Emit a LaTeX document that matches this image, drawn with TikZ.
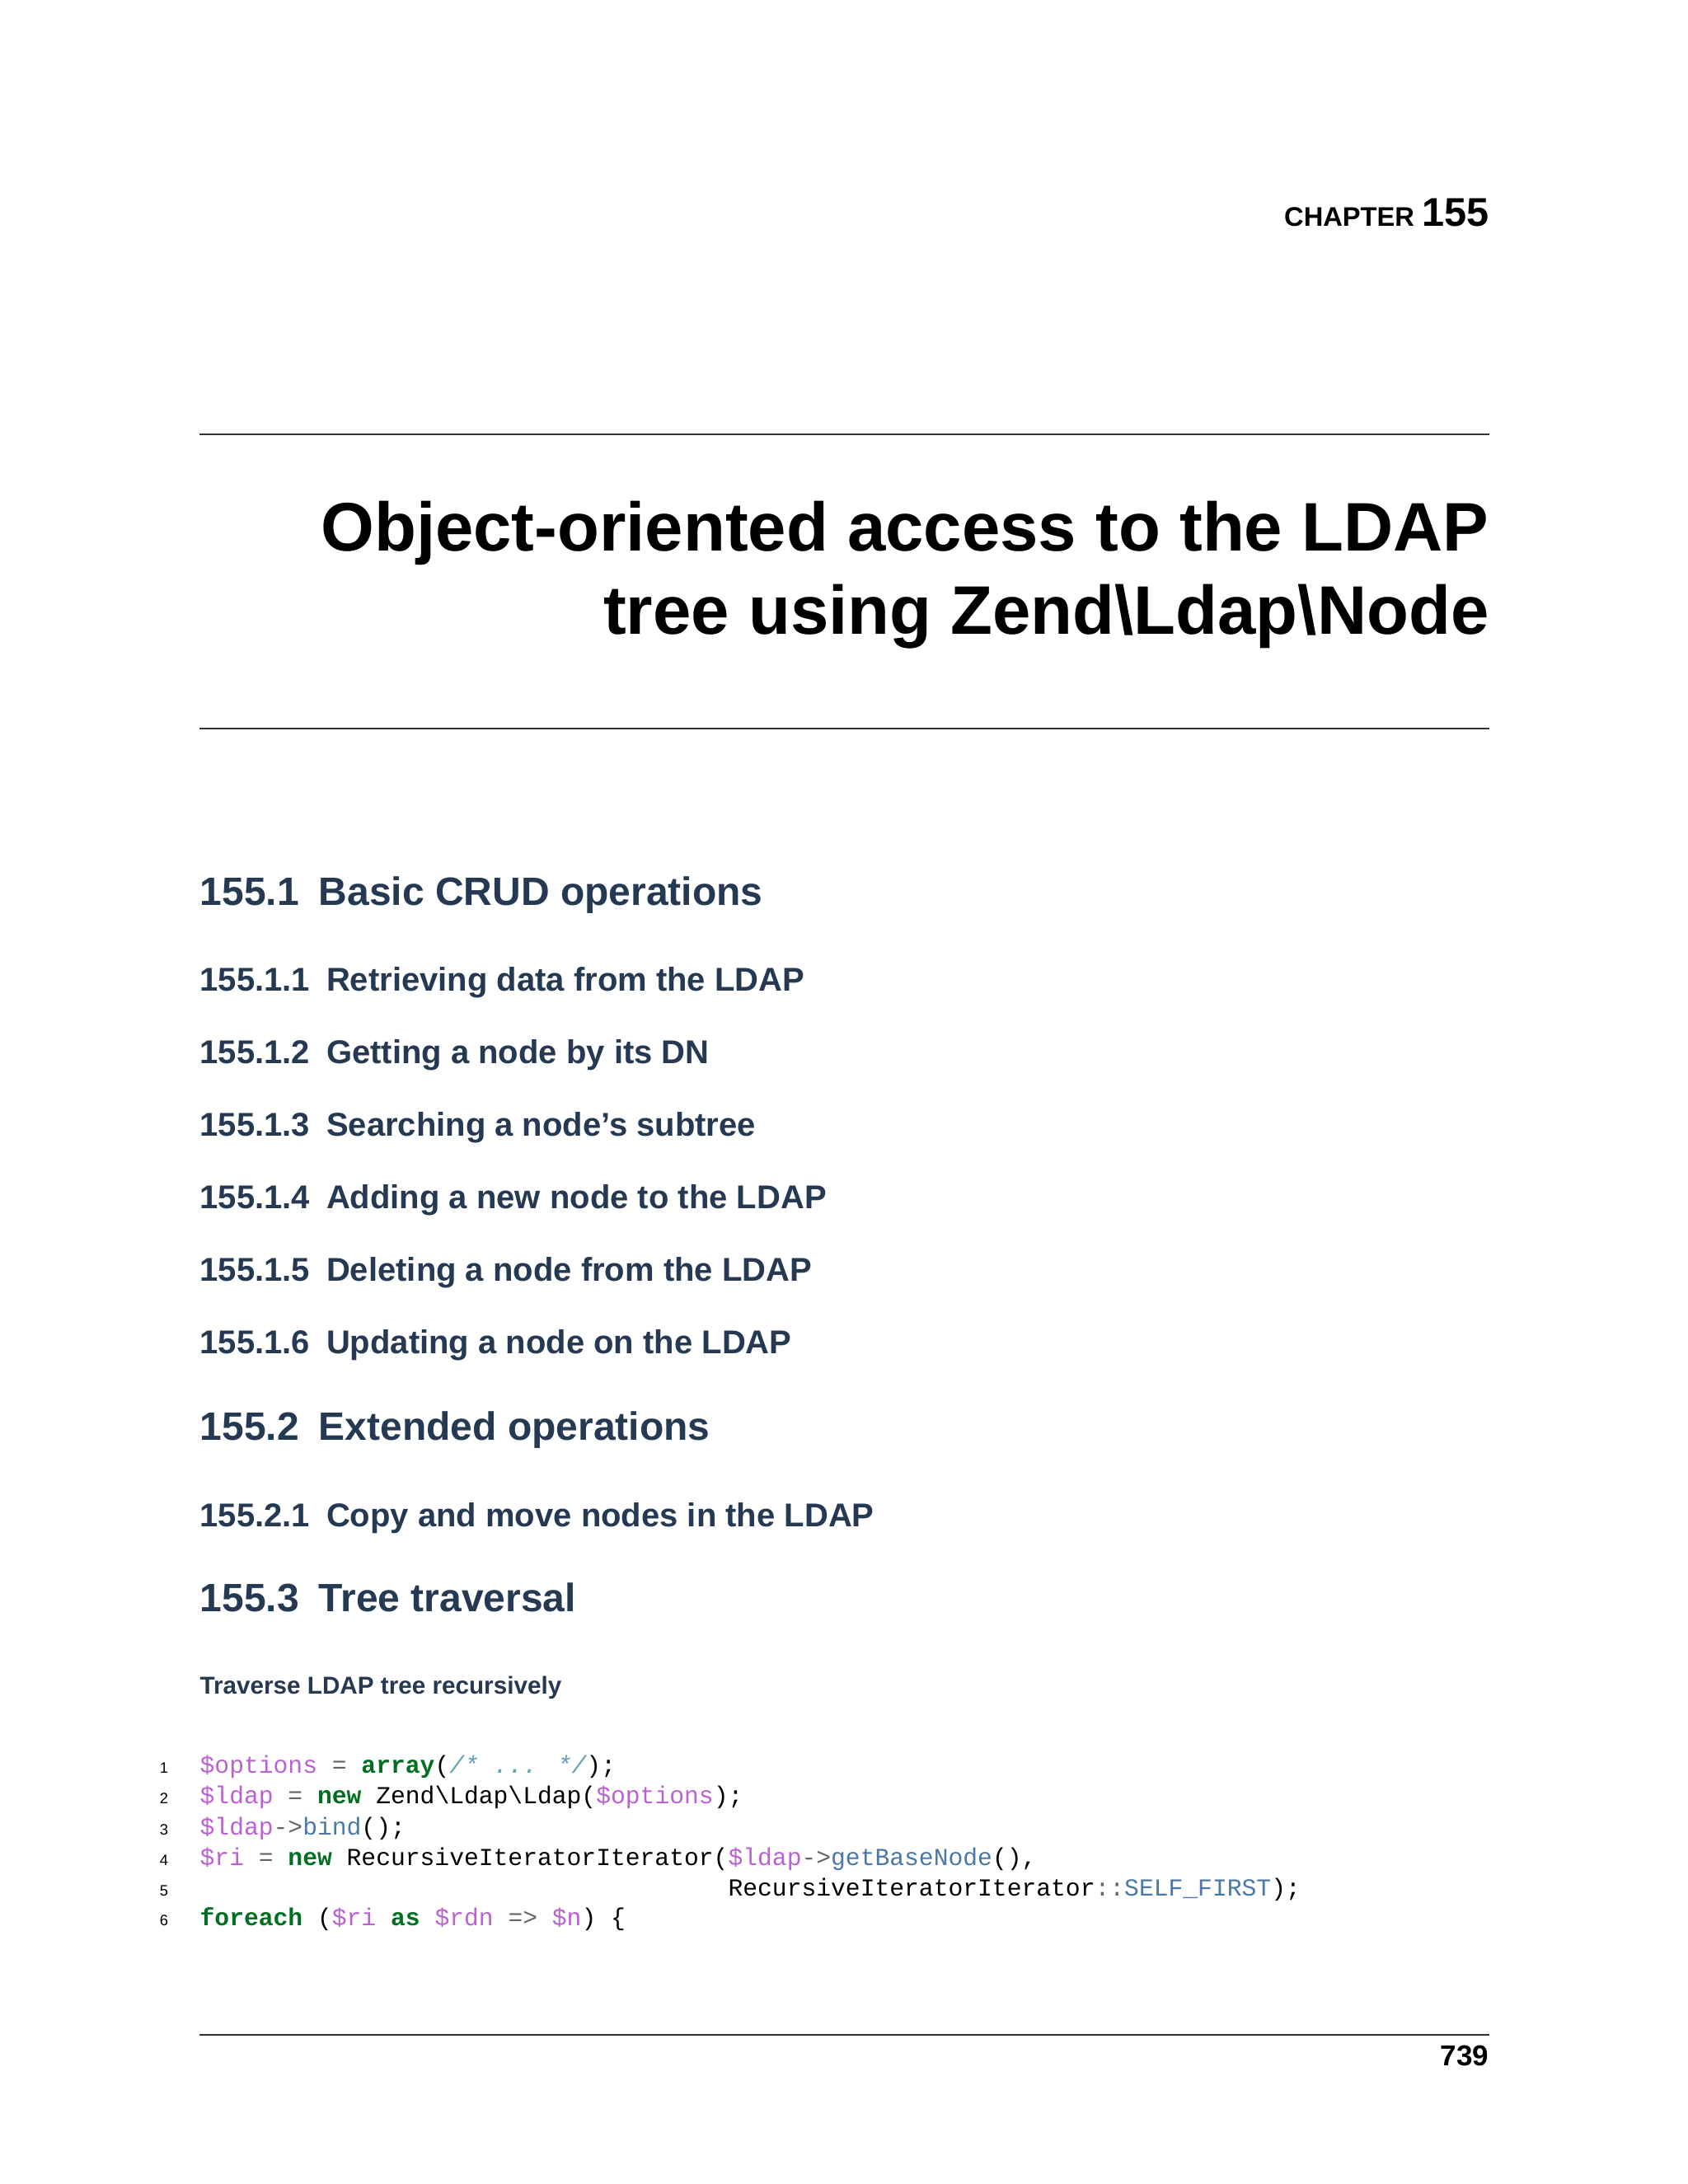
\documentclass[tikz,border=0pt]{standalone}
\usepackage{fontspec}
\setmainfont{Liberation Sans}
\newfontfamily\codefont{Liberation Mono}
\definecolor{hd}{HTML}{253A52}
\definecolor{vr}{HTML}{BB60D5}
\definecolor{kw}{HTML}{007020}
\definecolor{cm}{HTML}{60A0B0}
\definecolor{fn}{HTML}{4A78A8}
\definecolor{op}{HTML}{666666}
\newcommand{\V}[1]{\textcolor{vr}{#1}}
\newcommand{\K}[1]{\textcolor{kw}{\bfseries #1}}
\newcommand{\Cm}[1]{\textcolor{cm}{\itshape #1}}
\newcommand{\F}[1]{\textcolor{fn}{#1}}
\newcommand{\Op}[1]{\textcolor{op}{#1}}
\begin{document}
\begin{tikzpicture}[x=0.3pt,y=-0.3pt,
  sec/.style={anchor=base west,inner sep=0,text=hd,font=\fontsize{14.4}{17}\selectfont\bfseries},
  sub/.style={anchor=base west,inner sep=0,text=hd,font=\fontsize{12}{14}\selectfont\bfseries},
  code/.style={anchor=base west,inner sep=0,font=\codefont\fontsize{8.9}{10}\selectfont},
  ln/.style={anchor=base,inner sep=0,font=\fontsize{5.5}{6}\selectfont},
  ttl/.style={anchor=base east,inner sep=0,font=\fontsize{25}{30}\selectfont\bfseries},
  rule/.style={line width=0.6pt,draw=black!80}]
\useasboundingbox (0,0) rectangle (2048,2650);
\node[anchor=base east,inner sep=0,font=\bfseries] (ch) at (1807,274) {\fontsize{9.8}{12}\selectfont CHAPTER \fontsize{14.6}{18}\selectfont 155};
\coordinate (r1a) at (242,527); \coordinate (r1b) at (1807,527);
\draw[rule] (r1a) -- (r1b);
\node[ttl] (t1) at (1807,668) {Object-oriented access to the LDAP};
\node[ttl] (t2) at (1807,769) {tree using Zend\textbackslash Ldap\textbackslash Node};
\coordinate (r2a) at (242,884); \coordinate (r2b) at (1807,884);
\draw[rule] (r2a) -- (r2b);
\node[sec] (s1) at (242,1098) {155.1\hspace{0.5em}Basic CRUD operations};
\node[sub] (s11) at (242,1202) {155.1.1\hspace{0.5em}Retrieving data from the LDAP};
\node[sub] (s12) at (242,1290) {155.1.2\hspace{0.5em}Getting a node by its DN};
\node[sub] (s13) at (242,1378) {155.1.3\hspace{0.5em}Searching a node’s subtree};
\node[sub] (s14) at (242,1466) {155.1.4\hspace{0.5em}Adding a new node to the LDAP};
\node[sub] (s15) at (242,1554) {155.1.5\hspace{0.5em}Deleting a node from the LDAP};
\node[sub] (s16) at (242,1642) {155.1.6\hspace{0.5em}Updating a node on the LDAP};
\node[sec] (s2) at (242,1747) {155.2\hspace{0.5em}Extended operations};
\node[sub] (s21) at (242,1852) {155.2.1\hspace{0.5em}Copy and move nodes in the LDAP};
\node[sec] (s3) at (242,1955) {155.3\hspace{0.5em}Tree traversal};
\node[anchor=base west,inner sep=0,text=hd,font=\fontsize{8.9}{10}\selectfont\bfseries] (tr) at (242,2055) {Traverse LDAP tree recursively};
\foreach \i/\y in {1/2151,2/2188,3/2226,4/2263,5/2300,6/2336}{\node[ln] (n\i) at (199,\y) {\i};}
\node[code] (c1) at (242,2151) {\V{\$options} \Op{=} \K{array}(\Cm{/* ... */});};
\node[code] (c2) at (242,2188) {\V{\$ldap} \Op{=} \K{new} Zend\textbackslash Ldap\textbackslash Ldap(\V{\$options});};
\node[code] (c3) at (242,2226) {\V{\$ldap}\Op{->}\F{bind}();};
\node[code] (c4) at (242,2263) {\V{\$ri} \Op{=} \K{new} RecursiveIteratorIterator(\V{\$ldap}\Op{->}\F{getBaseNode}(),};
\node[code] (c5) at (242,2300) {\phantom{\$ri = new RecursiveIteratorIterator(}RecursiveIteratorIterator\Op{::}\F{SELF\_FIRST});};
\node[code] (c6) at (242,2336) {\K{foreach} (\V{\$ri} \K{as} \V{\$rdn} \Op{=>} \V{\$n}) \{};
\coordinate (r3a) at (242,2469); \coordinate (r3b) at (1807,2469);
\draw[rule] (r3a) -- (r3b);
\node[anchor=base east,inner sep=0,font=\fontsize{10.5}{12}\selectfont\bfseries] (pg) at (1807,2506) {739};
\end{tikzpicture}
\end{document}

WORK TO BE COMPLETED |
Write the listing out a second time exactly, dropping all images.

RIGHT ANSWER |
Emit a LaTeX document that matches this image, drawn with TikZ.
\documentclass[tikz,border=0pt]{standalone}
\usepackage{fontspec}
\setmainfont{Liberation Sans}
\newfontfamily\codefont{Liberation Mono}
\definecolor{hd}{HTML}{253A52}
\definecolor{vr}{HTML}{BB60D5}
\definecolor{kw}{HTML}{007020}
\definecolor{cm}{HTML}{60A0B0}
\definecolor{fn}{HTML}{4A78A8}
\definecolor{op}{HTML}{666666}
\newcommand{\V}[1]{\textcolor{vr}{#1}}
\newcommand{\K}[1]{\textcolor{kw}{\bfseries #1}}
\newcommand{\Cm}[1]{\textcolor{cm}{\itshape #1}}
\newcommand{\F}[1]{\textcolor{fn}{#1}}
\newcommand{\Op}[1]{\textcolor{op}{#1}}
\begin{document}
\begin{tikzpicture}[x=0.3pt,y=-0.3pt,
  sec/.style={anchor=base west,inner sep=0,text=hd,font=\fontsize{14.4}{17}\selectfont\bfseries},
  sub/.style={anchor=base west,inner sep=0,text=hd,font=\fontsize{12}{14}\selectfont\bfseries},
  code/.style={anchor=base west,inner sep=0,font=\codefont\fontsize{8.9}{10}\selectfont},
  ln/.style={anchor=base,inner sep=0,font=\fontsize{5.5}{6}\selectfont},
  ttl/.style={anchor=base east,inner sep=0,font=\fontsize{25}{30}\selectfont\bfseries},
  rule/.style={line width=0.6pt,draw=black!80}]
\useasboundingbox (0,0) rectangle (2048,2650);
\node[anchor=base east,inner sep=0,font=\bfseries] (ch) at (1807,274) {\fontsize{9.8}{12}\selectfont CHAPTER \fontsize{14.6}{18}\selectfont 155};
\coordinate (r1a) at (242,527); \coordinate (r1b) at (1807,527);
\draw[rule] (r1a) -- (r1b);
\node[ttl] (t1) at (1807,668) {Object-oriented access to the LDAP};
\node[ttl] (t2) at (1807,769) {tree using Zend\textbackslash Ldap\textbackslash Node};
\coordinate (r2a) at (242,884); \coordinate (r2b) at (1807,884);
\draw[rule] (r2a) -- (r2b);
\node[sec] (s1) at (242,1098) {155.1\hspace{0.5em}Basic CRUD operations};
\node[sub] (s11) at (242,1202) {155.1.1\hspace{0.5em}Retrieving data from the LDAP};
\node[sub] (s12) at (242,1290) {155.1.2\hspace{0.5em}Getting a node by its DN};
\node[sub] (s13) at (242,1378) {155.1.3\hspace{0.5em}Searching a node’s subtree};
\node[sub] (s14) at (242,1466) {155.1.4\hspace{0.5em}Adding a new node to the LDAP};
\node[sub] (s15) at (242,1554) {155.1.5\hspace{0.5em}Deleting a node from the LDAP};
\node[sub] (s16) at (242,1642) {155.1.6\hspace{0.5em}Updating a node on the LDAP};
\node[sec] (s2) at (242,1747) {155.2\hspace{0.5em}Extended operations};
\node[sub] (s21) at (242,1852) {155.2.1\hspace{0.5em}Copy and move nodes in the LDAP};
\node[sec] (s3) at (242,1955) {155.3\hspace{0.5em}Tree traversal};
\node[anchor=base west,inner sep=0,text=hd,font=\fontsize{8.9}{10}\selectfont\bfseries] (tr) at (242,2055) {Traverse LDAP tree recursively};
\foreach \i/\y in {1/2151,2/2188,3/2226,4/2263,5/2300,6/2336}{\node[ln] (n\i) at (199,\y) {\i};}
\node[code] (c1) at (242,2151) {\V{\$options} \Op{=} \K{array}(\Cm{/* ... */});};
\node[code] (c2) at (242,2188) {\V{\$ldap} \Op{=} \K{new} Zend\textbackslash Ldap\textbackslash Ldap(\V{\$options});};
\node[code] (c3) at (242,2226) {\V{\$ldap}\Op{->}\F{bind}();};
\node[code] (c4) at (242,2263) {\V{\$ri} \Op{=} \K{new} RecursiveIteratorIterator(\V{\$ldap}\Op{->}\F{getBaseNode}(),};
\node[code] (c5) at (242,2300) {\phantom{\$ri = new RecursiveIteratorIterator(}RecursiveIteratorIterator\Op{::}\F{SELF\_FIRST});};
\node[code] (c6) at (242,2336) {\K{foreach} (\V{\$ri} \K{as} \V{\$rdn} \Op{=>} \V{\$n}) \{};
\coordinate (r3a) at (242,2469); \coordinate (r3b) at (1807,2469);
\draw[rule] (r3a) -- (r3b);
\node[anchor=base east,inner sep=0,font=\fontsize{10.5}{12}\selectfont\bfseries] (pg) at (1807,2506) {739};
\end{tikzpicture}
\end{document}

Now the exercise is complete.